What is insurance?
Insurance enables those who suffer a loss or accident to be compensated for the effects of their misfortune. The payments come from a pool of money contributed by all the holders of individual insurance policies. In other words, individual risks are pooled and shared, with each policyholder making a contribution to the common fund.
The contribution is known as the premium. Premiums are paid to insurers — these are institutions which accumulate the money into the fund from which claims are paid. The loss is in fact paid for by the policyholder making the claim and by all the other policyholders who have not suffered in the same way.
Insurers are professional risk takers. They know the probability of different types of risk happening and can calculate premiums needed to create a fund large enough to cover likely loss payments. Only a proportion of policyholders will require compensation from the fund at any one time.
Risk & Premium
Two important factors arise when calculating the premium: firstly, the general likelihood that a loss will occur; secondly, whether the particular policyholder is above or below average in risk.

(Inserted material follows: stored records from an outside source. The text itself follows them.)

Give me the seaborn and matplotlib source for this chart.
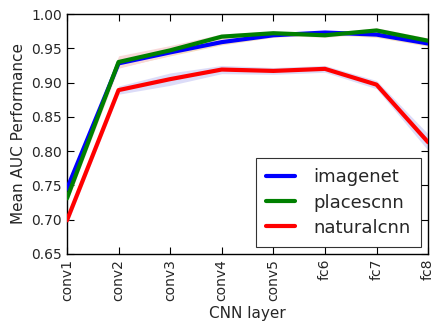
import numpy as np
import pandas as pd
import matplotlib
matplotlib.use("Agg")
import matplotlib.pyplot as plt
import seaborn as sns

# Layers and mean AUC per network
layers = ["conv1", "conv2", "conv3", "conv4", "conv5", "fc6", "fc7", "fc8"]
imagenet = [0.745, 0.928, 0.944, 0.959, 0.969, 0.973, 0.970, 0.957]
placescnn = [0.731, 0.930, 0.947, 0.967, 0.972, 0.969, 0.976, 0.961]
naturalcnn = [0.699, 0.889, 0.905, 0.919, 0.917, 0.920, 0.897, 0.813]

# half-width of the shaded error band
imagenet_err = [0.005, 0.006, 0.005, 0.004, 0.003, 0.003, 0.004, 0.004]
placescnn_err = [0.006, 0.009, 0.007, 0.004, 0.003, 0.003, 0.004, 0.004]
naturalcnn_err = [0.006, 0.006, 0.009, 0.006, 0.005, 0.005, 0.006, 0.012]

series = {"imagenet": imagenet, "placescnn": placescnn, "naturalcnn": naturalcnn}
errors = {"imagenet": imagenet_err, "placescnn": placescnn_err, "naturalcnn": naturalcnn_err}
line_colors = {"imagenet": "#0000ff", "placescnn": "#008000", "naturalcnn": "#ff0000"}
band_colors = {"imagenet": "#f5dcc0", "placescnn": "#f8d8d8", "naturalcnn": "#dcdcf8"}

rows = []
for name, vals in series.items():
    for i, v in enumerate(vals):
        rows.append({"layer": i, "auc": v, "net": name})
df = pd.DataFrame(rows)

sns.set_style("ticks")
plt.rcParams["font.family"] = ["DejaVu Sans"]
plt.rcParams["xtick.direction"] = "in"
plt.rcParams["ytick.direction"] = "in"
plt.rcParams["xtick.top"] = True
plt.rcParams["ytick.right"] = True

fig = plt.figure(figsize=(4.32, 3.26), dpi=100)
ax = fig.add_axes([0.155, 0.221, 0.836, 0.736])

x = np.arange(len(layers))
for name in series:
    v = np.array(series[name])
    e = np.array(errors[name])
    ax.fill_between(x, v - e, v + e, color=band_colors[name], linewidth=0, zorder=1)

sns.lineplot(data=df, x="layer", y="auc", hue="net", palette=line_colors,
             linewidth=3, ax=ax, zorder=3)

ax.set_xlim(0, len(layers) - 1)
ax.set_ylim(0.65, 1.0)
ax.set_xticks(x)
ax.set_xticklabels(layers, rotation=90)
ax.set_yticks(np.arange(0.65, 1.001, 0.05))
ax.set_yticklabels([f"{t:.2f}" for t in np.arange(0.65, 1.001, 0.05)])
ax.tick_params(labelsize=10, length=5, width=0.8, color="black")
ax.set_xlabel("CNN layer", fontsize=11)
ax.set_ylabel("Mean AUC Performance", fontsize=11)
for s in ax.spines.values():
    s.set_color("black")
    s.set_linewidth(1)

leg = ax.legend(loc="lower right", fontsize=13, handlelength=1.6, frameon=True,
                fancybox=False, borderpad=0.55, labelspacing=0.4, handletextpad=1.05,
                borderaxespad=0.4)
leg.get_frame().set_edgecolor("black")
leg.get_frame().set_linewidth(0.8)
for h in leg.get_lines():
    h.set_linewidth(3)

fig.savefig("out.png", dpi=100)
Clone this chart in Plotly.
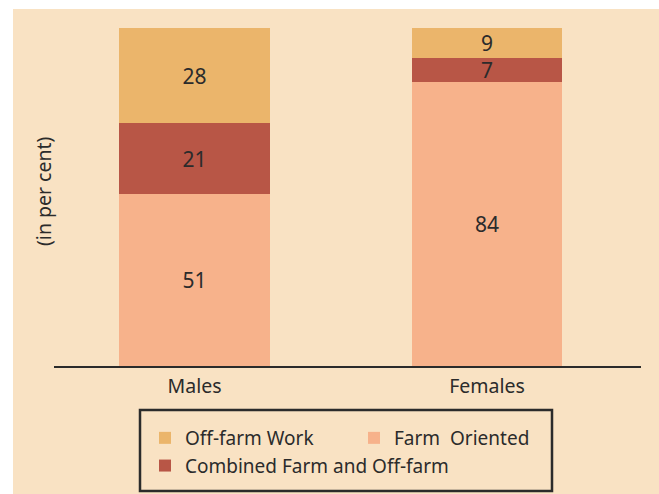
import plotly.graph_objects as go

# Data (per cent)
groups = ['Males', 'Females']
farm_oriented = [51, 84]
combined = [21, 7]
off_farm = [28, 9]

bg = '#F9E2C3'
dark = '#2b2b2b'
font = 'Noto Sans'

# plot area in pixels: x 54..641, y 28..366
W, H = 659, 494
L, R, T, B = 54, 18, 28, 128
pw, ph = W - L - R, H - T - B


def px(x):
    return (x - L) / pw


def py(y):
    return (H - B - y) / ph


series = [
    ('Farm  Oriented', farm_oriented, '#F7B28B', 2),
    ('Combined Farm and Off-farm', combined, '#B85646', 3),
    ('Off-farm Work', off_farm, '#EBB56B', 1),
]

fig = go.Figure()
for name, vals, col, rank in series:
    fig.add_trace(go.Bar(
        x=groups, y=vals, name=name, marker_color=col, marker_line_width=0,
        width=0.515, text=[str(v) for v in vals], textposition='inside',
        insidetextanchor='middle', textangle=0, constraintext='none',
        textfont=dict(size=21, color=dark, family=font), legendrank=rank,
        hoverinfo='skip'
    ))

# unit spacing between bar centres is ~292.5 px; Males centre at x=194.5
unit = 292.5
x0 = -(194.5 - L) / unit
fig.update_xaxes(range=[x0, x0 + pw / unit], showline=True, linecolor=dark,
                 linewidth=2, ticks='', showgrid=False, zeroline=False,
                 ticklabelstandoff=2,
                 tickfont=dict(size=19.5, color=dark, family=font))
fig.update_yaxes(range=[0, 100], visible=False)

# white margins at the top and left of the page
fig.add_shape(type='rect', xref='paper', yref='paper', x0=-1, x1=px(13),
              y0=-1, y1=2, fillcolor='white', line_width=0, layer='below')
fig.add_shape(type='rect', xref='paper', yref='paper', x0=-1, x1=2,
              y0=py(9), y1=2, fillcolor='white', line_width=0, layer='below')
# legend frame
fig.add_shape(type='rect', xref='paper', yref='paper', x0=px(140), x1=px(552),
              y0=py(491), y1=py(410), line=dict(color=dark, width=2.5))

fig.add_annotation(text='(in per cent)', xref='paper', yref='paper',
                   x=px(43), y=py(191), textangle=-90, xanchor='center',
                   yanchor='middle', showarrow=False,
                   font=dict(size=19.5, color=dark, family=font))

fig.update_layout(
    width=W, height=H, margin=dict(l=L, r=R, t=T, b=B, autoexpand=False),
    paper_bgcolor=bg, plot_bgcolor=bg, barmode='stack', bargap=0,
    showlegend=True,
    legend=dict(orientation='h', x=px(145), xanchor='left',
                y=py(419), yanchor='top', entrywidth=164,
                traceorder='normal', bgcolor='rgba(0,0,0,0)', borderwidth=0,
                font=dict(size=19, color=dark, family=font)),
)

fig.write_html('out.html', config={'displayModeBar': False},
               post_script="document.body.style.margin='0';document.body.style.overflow='hidden';")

Example: In motor insurance a young person with a high-powered car will usually pay a higher premium than a mature experienced driver in a modest car.
Two kinds of Insurance
There are two different kinds of insurance — Life Insurance and General Insurance. With life insurance, you agree to pay a fixed premium for a set number of years. In other words you enter a long-term commitment when you buy a life insurance policy.
What is the Difference?
General insurance pays out:
- If a car has an accident or is stolen.
- If a house catches fire or is burgled.
- If a holiday has to be cancelled.
- If someone is careless and damages other people's property.
Life policies, on the other hand, pay out when:
- Someone dies.
- Someone survives beyond a specific date (endowment policies).
Anyone can buy life insurance but the premium depends on your age, health and occupation.
Insurable Interest
Insurable interest is a fundamental principle of insurance. It means that the person willing to take out insurance must be legally entitled to insure the article, the event, or the life. In other words, the happening of the event insured against must cause the policyholder or his family a financial loss.
For example, husbands and wives can insure each other's lives. However you cannot insure the lives of other people unless you have a financial interest in their life. This principle prevents insurance being used as a wager.